BEGIN Provided data
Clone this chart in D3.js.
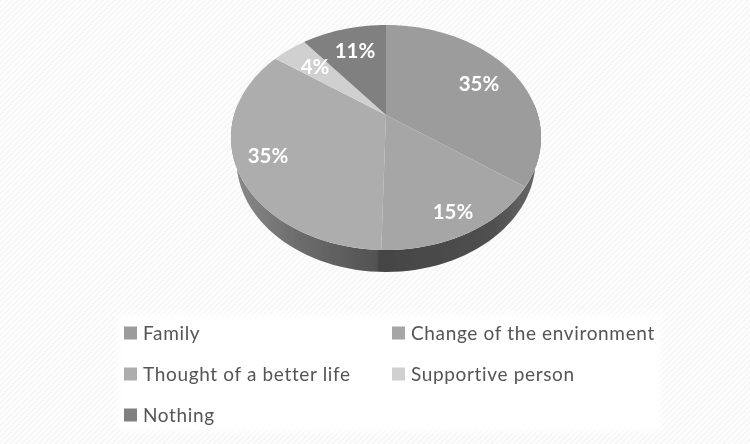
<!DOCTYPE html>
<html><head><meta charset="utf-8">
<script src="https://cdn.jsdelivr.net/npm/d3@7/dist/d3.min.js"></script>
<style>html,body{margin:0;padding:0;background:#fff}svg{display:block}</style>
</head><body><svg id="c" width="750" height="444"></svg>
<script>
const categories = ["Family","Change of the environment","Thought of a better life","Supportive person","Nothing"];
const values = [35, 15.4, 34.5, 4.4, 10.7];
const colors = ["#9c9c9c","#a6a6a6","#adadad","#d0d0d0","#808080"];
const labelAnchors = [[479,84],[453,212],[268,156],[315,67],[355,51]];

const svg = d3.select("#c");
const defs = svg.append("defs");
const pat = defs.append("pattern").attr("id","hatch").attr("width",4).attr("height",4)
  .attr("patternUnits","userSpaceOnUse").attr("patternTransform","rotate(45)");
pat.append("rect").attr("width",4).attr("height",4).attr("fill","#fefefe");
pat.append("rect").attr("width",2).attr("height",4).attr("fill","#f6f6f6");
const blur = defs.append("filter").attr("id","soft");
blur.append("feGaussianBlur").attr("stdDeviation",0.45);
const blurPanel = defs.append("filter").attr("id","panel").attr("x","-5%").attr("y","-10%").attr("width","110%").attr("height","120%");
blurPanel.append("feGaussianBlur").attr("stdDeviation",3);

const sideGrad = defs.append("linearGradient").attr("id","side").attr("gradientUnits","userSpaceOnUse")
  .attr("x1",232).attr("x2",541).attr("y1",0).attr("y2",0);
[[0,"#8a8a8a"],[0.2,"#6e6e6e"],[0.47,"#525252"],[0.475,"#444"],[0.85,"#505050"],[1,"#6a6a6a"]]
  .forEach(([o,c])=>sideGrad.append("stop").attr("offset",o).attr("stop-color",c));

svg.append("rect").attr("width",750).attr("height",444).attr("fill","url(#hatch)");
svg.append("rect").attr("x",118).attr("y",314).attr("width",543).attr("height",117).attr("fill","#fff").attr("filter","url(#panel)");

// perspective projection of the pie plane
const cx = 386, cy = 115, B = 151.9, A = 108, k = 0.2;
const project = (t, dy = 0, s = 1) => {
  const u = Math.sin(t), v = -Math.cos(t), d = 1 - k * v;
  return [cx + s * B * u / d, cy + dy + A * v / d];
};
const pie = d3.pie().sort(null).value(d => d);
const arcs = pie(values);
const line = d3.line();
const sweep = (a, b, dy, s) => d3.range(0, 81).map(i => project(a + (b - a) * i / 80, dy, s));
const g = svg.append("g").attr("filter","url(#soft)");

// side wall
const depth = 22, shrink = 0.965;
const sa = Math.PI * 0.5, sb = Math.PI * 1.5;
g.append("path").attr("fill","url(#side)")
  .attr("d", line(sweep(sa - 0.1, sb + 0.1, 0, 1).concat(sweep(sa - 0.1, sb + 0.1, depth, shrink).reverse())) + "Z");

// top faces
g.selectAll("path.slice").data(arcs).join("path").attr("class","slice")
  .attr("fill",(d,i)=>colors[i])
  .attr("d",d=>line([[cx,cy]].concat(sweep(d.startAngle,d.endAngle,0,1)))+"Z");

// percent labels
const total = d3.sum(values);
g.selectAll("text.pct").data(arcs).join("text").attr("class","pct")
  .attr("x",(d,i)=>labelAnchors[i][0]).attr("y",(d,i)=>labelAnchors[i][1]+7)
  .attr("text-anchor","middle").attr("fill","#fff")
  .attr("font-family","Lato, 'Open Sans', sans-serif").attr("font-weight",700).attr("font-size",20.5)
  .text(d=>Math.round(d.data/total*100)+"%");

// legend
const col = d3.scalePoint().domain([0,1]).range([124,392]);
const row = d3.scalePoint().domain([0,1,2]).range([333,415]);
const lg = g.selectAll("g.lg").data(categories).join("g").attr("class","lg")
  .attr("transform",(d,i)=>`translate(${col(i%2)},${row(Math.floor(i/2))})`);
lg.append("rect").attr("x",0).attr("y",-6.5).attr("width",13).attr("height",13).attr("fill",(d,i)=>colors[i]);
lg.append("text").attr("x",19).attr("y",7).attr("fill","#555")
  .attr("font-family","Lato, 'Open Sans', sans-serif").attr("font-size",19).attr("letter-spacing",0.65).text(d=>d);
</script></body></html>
END Provided data
Do this »
All of the lines above should be printed exactly, minus the pictures.

Correct answer »
Clone this chart in D3.js.
<!DOCTYPE html>
<html><head><meta charset="utf-8">
<script src="https://cdn.jsdelivr.net/npm/d3@7/dist/d3.min.js"></script>
<style>html,body{margin:0;padding:0;background:#fff}svg{display:block}</style>
</head><body><svg id="c" width="750" height="444"></svg>
<script>
const categories = ["Family","Change of the environment","Thought of a better life","Supportive person","Nothing"];
const values = [35, 15.4, 34.5, 4.4, 10.7];
const colors = ["#9c9c9c","#a6a6a6","#adadad","#d0d0d0","#808080"];
const labelAnchors = [[479,84],[453,212],[268,156],[315,67],[355,51]];

const svg = d3.select("#c");
const defs = svg.append("defs");
const pat = defs.append("pattern").attr("id","hatch").attr("width",4).attr("height",4)
  .attr("patternUnits","userSpaceOnUse").attr("patternTransform","rotate(45)");
pat.append("rect").attr("width",4).attr("height",4).attr("fill","#fefefe");
pat.append("rect").attr("width",2).attr("height",4).attr("fill","#f6f6f6");
const blur = defs.append("filter").attr("id","soft");
blur.append("feGaussianBlur").attr("stdDeviation",0.45);
const blurPanel = defs.append("filter").attr("id","panel").attr("x","-5%").attr("y","-10%").attr("width","110%").attr("height","120%");
blurPanel.append("feGaussianBlur").attr("stdDeviation",3);

const sideGrad = defs.append("linearGradient").attr("id","side").attr("gradientUnits","userSpaceOnUse")
  .attr("x1",232).attr("x2",541).attr("y1",0).attr("y2",0);
[[0,"#8a8a8a"],[0.2,"#6e6e6e"],[0.47,"#525252"],[0.475,"#444"],[0.85,"#505050"],[1,"#6a6a6a"]]
  .forEach(([o,c])=>sideGrad.append("stop").attr("offset",o).attr("stop-color",c));

svg.append("rect").attr("width",750).attr("height",444).attr("fill","url(#hatch)");
svg.append("rect").attr("x",118).attr("y",314).attr("width",543).attr("height",117).attr("fill","#fff").attr("filter","url(#panel)");

// perspective projection of the pie plane
const cx = 386, cy = 115, B = 151.9, A = 108, k = 0.2;
const project = (t, dy = 0, s = 1) => {
  const u = Math.sin(t), v = -Math.cos(t), d = 1 - k * v;
  return [cx + s * B * u / d, cy + dy + A * v / d];
};
const pie = d3.pie().sort(null).value(d => d);
const arcs = pie(values);
const line = d3.line();
const sweep = (a, b, dy, s) => d3.range(0, 81).map(i => project(a + (b - a) * i / 80, dy, s));
const g = svg.append("g").attr("filter","url(#soft)");

// side wall
const depth = 22, shrink = 0.965;
const sa = Math.PI * 0.5, sb = Math.PI * 1.5;
g.append("path").attr("fill","url(#side)")
  .attr("d", line(sweep(sa - 0.1, sb + 0.1, 0, 1).concat(sweep(sa - 0.1, sb + 0.1, depth, shrink).reverse())) + "Z");

// top faces
g.selectAll("path.slice").data(arcs).join("path").attr("class","slice")
  .attr("fill",(d,i)=>colors[i])
  .attr("d",d=>line([[cx,cy]].concat(sweep(d.startAngle,d.endAngle,0,1)))+"Z");

// percent labels
const total = d3.sum(values);
g.selectAll("text.pct").data(arcs).join("text").attr("class","pct")
  .attr("x",(d,i)=>labelAnchors[i][0]).attr("y",(d,i)=>labelAnchors[i][1]+7)
  .attr("text-anchor","middle").attr("fill","#fff")
  .attr("font-family","Lato, 'Open Sans', sans-serif").attr("font-weight",700).attr("font-size",20.5)
  .text(d=>Math.round(d.data/total*100)+"%");

// legend
const col = d3.scalePoint().domain([0,1]).range([124,392]);
const row = d3.scalePoint().domain([0,1,2]).range([333,415]);
const lg = g.selectAll("g.lg").data(categories).join("g").attr("class","lg")
  .attr("transform",(d,i)=>`translate(${col(i%2)},${row(Math.floor(i/2))})`);
lg.append("rect").attr("x",0).attr("y",-6.5).attr("width",13).attr("height",13).attr("fill",(d,i)=>colors[i]);
lg.append("text").attr("x",19).attr("y",7).attr("fill","#555")
  .attr("font-family","Lato, 'Open Sans', sans-serif").attr("font-size",19).attr("letter-spacing",0.65).text(d=>d);
</script></body></html>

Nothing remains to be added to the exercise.